At 10.30, as planned we board the little wooden speedboat for our tour of the island, the lake isn’t at its smoothest, but it’s perfectly fine. Shortly we stop to snorkel at a protected cove, its cacti clad sides and basin formed by huge rocks, seemingly tossed there by some giant hand. The whole lake appears volcanic with its up thrust islands. The waters are warm and shallow yet teeming with African lake fish.
The children climb on the vast monolithic rocks, and eventually we haul ourselves back into the boat. At the next cove we stop for lunch, apart from an apparently abandoned old wooden boat, the cove is ours. We settle down uninterrupted to our wraps and vegetable fried rice, topped off with bananas and muffins. We are strangely hungry, with no excuse.
Our third stop is in an open bay, with signs of habitation. Two tiny half naked locals are standing on the shore, not much interested in us, but fascinated by our boat as soon as we leave it. We turn off the beach and reach a road. The squalor of the street and the dingy stalls bordering it is depressing. The brightly painted images on the restaurant and a couple of shops do not diminish this feeling.

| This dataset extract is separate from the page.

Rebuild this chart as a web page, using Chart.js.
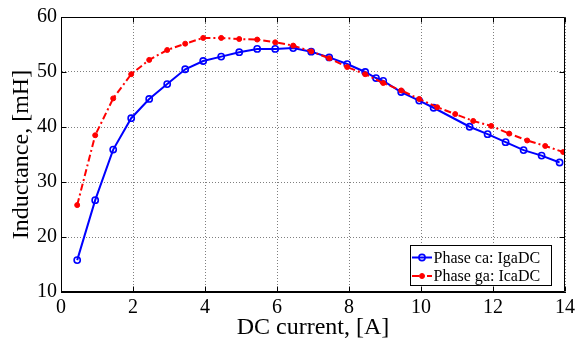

A church, called “St. Peter’s Cathedral” suddenly looms over us. It is much like a European monastery in construction: reached by wandering through a leafy courtyard but the roofs are corrugated iron which gives a strangely temporary feel to this structure which has stood in this form since 1903. Apparently it’s about the same size as Westminster cathedral.
There is a thronging welcoming party in the waters round our boat. They are shouting something which we cannot understand at first, but gradually it dawns on us they are chanting ” picture! picture!”. I need no second bidding and am thrilled to have such willing, joyful subjects frolicking in the water, picking each other up and laughing uncontrollably.
We tear ourselves away and head home.